* **Data rows**
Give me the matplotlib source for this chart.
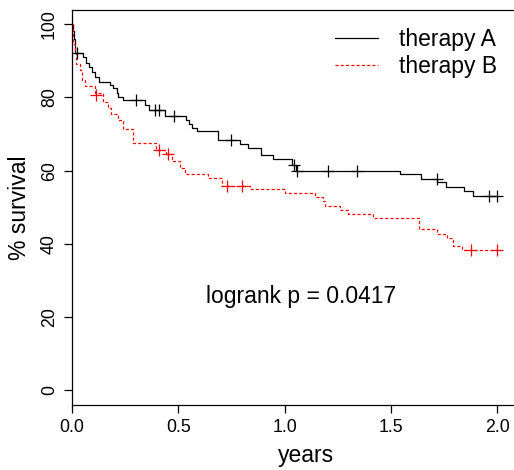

...

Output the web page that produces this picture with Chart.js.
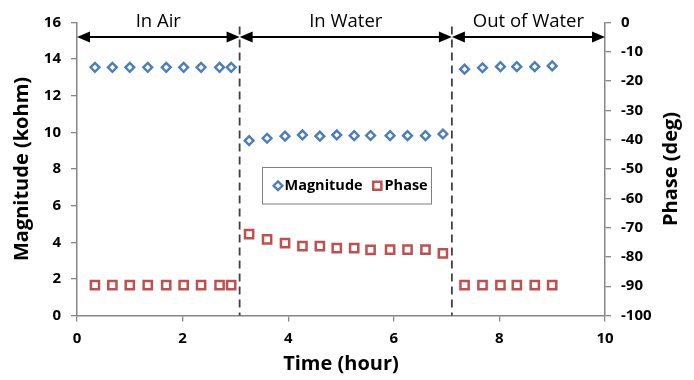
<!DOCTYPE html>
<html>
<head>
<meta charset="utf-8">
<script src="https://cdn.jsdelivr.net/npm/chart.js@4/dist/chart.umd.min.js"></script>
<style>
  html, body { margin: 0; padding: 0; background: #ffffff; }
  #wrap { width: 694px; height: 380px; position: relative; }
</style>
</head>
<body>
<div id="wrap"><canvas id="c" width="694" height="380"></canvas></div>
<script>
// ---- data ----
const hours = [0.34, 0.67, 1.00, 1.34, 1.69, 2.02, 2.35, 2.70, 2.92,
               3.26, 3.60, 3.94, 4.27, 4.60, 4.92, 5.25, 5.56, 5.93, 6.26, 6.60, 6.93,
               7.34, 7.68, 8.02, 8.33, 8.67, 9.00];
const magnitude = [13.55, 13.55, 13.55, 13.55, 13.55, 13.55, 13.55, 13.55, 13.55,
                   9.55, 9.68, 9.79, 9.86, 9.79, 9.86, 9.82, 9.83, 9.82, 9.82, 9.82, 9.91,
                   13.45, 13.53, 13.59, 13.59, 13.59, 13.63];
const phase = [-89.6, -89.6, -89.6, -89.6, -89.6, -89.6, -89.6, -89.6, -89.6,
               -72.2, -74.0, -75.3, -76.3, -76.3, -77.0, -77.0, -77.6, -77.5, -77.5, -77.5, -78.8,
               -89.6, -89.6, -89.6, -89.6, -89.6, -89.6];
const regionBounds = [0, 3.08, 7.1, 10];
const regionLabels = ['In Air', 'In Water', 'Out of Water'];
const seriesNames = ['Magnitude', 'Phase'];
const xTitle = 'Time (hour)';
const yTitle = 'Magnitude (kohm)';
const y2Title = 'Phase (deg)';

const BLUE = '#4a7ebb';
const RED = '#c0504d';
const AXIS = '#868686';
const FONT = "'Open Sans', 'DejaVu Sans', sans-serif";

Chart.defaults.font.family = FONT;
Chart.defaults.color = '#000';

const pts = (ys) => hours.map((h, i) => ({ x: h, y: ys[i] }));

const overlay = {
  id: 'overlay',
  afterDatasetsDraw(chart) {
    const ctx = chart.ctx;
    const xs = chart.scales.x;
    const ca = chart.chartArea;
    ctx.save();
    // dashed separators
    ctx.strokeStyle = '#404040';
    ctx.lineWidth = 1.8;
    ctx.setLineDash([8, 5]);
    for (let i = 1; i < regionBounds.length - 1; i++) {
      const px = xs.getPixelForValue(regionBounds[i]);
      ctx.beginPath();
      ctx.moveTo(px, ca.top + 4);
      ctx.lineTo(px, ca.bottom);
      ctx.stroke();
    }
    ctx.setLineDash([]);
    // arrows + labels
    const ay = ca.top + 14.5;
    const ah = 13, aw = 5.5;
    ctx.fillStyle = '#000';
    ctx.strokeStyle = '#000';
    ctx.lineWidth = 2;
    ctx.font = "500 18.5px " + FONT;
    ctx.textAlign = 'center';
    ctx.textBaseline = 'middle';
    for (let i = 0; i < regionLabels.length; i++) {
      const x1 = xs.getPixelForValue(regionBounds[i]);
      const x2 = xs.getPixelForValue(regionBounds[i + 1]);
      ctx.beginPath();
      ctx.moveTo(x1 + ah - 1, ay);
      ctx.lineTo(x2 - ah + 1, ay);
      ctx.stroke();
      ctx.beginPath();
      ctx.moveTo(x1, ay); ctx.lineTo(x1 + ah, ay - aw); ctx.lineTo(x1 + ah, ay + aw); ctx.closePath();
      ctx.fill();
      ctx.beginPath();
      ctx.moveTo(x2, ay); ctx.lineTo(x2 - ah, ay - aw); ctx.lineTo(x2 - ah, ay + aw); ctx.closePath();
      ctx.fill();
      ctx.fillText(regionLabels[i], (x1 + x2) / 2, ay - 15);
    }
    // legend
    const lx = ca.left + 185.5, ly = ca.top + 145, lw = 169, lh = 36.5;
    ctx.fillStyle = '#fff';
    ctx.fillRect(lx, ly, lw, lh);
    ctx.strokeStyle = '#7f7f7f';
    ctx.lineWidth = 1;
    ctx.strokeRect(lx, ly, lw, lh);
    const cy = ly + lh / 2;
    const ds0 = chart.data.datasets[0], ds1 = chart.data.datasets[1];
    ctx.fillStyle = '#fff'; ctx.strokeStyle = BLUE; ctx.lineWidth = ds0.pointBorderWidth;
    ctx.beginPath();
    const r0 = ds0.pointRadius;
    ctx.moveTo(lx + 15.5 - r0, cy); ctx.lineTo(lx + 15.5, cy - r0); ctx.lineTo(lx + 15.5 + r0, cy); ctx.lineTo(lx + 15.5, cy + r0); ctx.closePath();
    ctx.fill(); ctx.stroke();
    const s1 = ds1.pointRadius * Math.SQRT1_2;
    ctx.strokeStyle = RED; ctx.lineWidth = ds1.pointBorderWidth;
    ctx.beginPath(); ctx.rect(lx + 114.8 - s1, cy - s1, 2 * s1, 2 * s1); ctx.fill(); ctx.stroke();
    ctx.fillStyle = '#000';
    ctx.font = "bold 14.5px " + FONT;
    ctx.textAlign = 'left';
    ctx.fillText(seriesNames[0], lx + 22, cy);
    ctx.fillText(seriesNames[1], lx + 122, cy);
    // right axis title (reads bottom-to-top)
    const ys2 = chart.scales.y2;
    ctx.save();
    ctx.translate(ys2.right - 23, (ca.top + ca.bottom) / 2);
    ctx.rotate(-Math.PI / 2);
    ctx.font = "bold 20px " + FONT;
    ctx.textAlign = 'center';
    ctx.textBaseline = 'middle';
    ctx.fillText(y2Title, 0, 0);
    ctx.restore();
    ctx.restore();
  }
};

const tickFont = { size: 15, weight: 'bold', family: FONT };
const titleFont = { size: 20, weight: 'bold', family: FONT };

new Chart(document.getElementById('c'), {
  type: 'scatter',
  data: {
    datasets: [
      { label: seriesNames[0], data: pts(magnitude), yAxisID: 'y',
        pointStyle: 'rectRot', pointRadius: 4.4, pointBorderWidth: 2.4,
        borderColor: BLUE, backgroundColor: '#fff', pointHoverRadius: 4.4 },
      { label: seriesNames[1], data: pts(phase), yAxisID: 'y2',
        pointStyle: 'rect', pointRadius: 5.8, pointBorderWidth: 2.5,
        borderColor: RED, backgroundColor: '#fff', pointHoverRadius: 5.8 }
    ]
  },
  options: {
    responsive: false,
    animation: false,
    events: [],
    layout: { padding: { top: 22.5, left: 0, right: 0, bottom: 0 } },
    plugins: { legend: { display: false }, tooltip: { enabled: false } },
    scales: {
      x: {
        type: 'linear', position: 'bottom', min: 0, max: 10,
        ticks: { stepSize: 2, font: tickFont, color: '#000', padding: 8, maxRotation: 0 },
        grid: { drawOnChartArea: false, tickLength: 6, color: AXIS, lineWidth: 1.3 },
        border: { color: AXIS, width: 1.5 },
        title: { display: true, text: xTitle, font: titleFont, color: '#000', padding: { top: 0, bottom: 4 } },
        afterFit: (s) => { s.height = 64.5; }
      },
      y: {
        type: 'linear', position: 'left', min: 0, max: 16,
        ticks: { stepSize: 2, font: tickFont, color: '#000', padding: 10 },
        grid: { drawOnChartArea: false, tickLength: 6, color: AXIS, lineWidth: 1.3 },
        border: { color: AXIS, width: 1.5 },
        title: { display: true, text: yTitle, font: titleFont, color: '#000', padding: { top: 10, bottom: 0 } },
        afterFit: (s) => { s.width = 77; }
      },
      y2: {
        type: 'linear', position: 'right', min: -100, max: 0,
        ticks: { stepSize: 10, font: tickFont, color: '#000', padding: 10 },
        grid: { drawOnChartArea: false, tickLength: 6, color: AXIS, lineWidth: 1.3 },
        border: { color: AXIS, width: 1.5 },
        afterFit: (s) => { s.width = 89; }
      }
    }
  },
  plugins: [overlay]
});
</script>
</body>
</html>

* **Task description**
Every line from the one containing "Output the web" to the one containing "const pts = (ys)" should be output exactly, both ends included. Nothing else goes in, and no pictures either.

* **Result**
Output the web page that produces this picture with Chart.js.
<!DOCTYPE html>
<html>
<head>
<meta charset="utf-8">
<script src="https://cdn.jsdelivr.net/npm/chart.js@4/dist/chart.umd.min.js"></script>
<style>
  html, body { margin: 0; padding: 0; background: #ffffff; }
  #wrap { width: 694px; height: 380px; position: relative; }
</style>
</head>
<body>
<div id="wrap"><canvas id="c" width="694" height="380"></canvas></div>
<script>
// ---- data ----
const hours = [0.34, 0.67, 1.00, 1.34, 1.69, 2.02, 2.35, 2.70, 2.92,
               3.26, 3.60, 3.94, 4.27, 4.60, 4.92, 5.25, 5.56, 5.93, 6.26, 6.60, 6.93,
               7.34, 7.68, 8.02, 8.33, 8.67, 9.00];
const magnitude = [13.55, 13.55, 13.55, 13.55, 13.55, 13.55, 13.55, 13.55, 13.55,
                   9.55, 9.68, 9.79, 9.86, 9.79, 9.86, 9.82, 9.83, 9.82, 9.82, 9.82, 9.91,
                   13.45, 13.53, 13.59, 13.59, 13.59, 13.63];
const phase = [-89.6, -89.6, -89.6, -89.6, -89.6, -89.6, -89.6, -89.6, -89.6,
               -72.2, -74.0, -75.3, -76.3, -76.3, -77.0, -77.0, -77.6, -77.5, -77.5, -77.5, -78.8,
               -89.6, -89.6, -89.6, -89.6, -89.6, -89.6];
const regionBounds = [0, 3.08, 7.1, 10];
const regionLabels = ['In Air', 'In Water', 'Out of Water'];
const seriesNames = ['Magnitude', 'Phase'];
const xTitle = 'Time (hour)';
const yTitle = 'Magnitude (kohm)';
const y2Title = 'Phase (deg)';

const BLUE = '#4a7ebb';
const RED = '#c0504d';
const AXIS = '#868686';
const FONT = "'Open Sans', 'DejaVu Sans', sans-serif";

Chart.defaults.font.family = FONT;
Chart.defaults.color = '#000';

const pts = (ys) => hours.map((h, i) => ({ x: h, y: ys[i] }));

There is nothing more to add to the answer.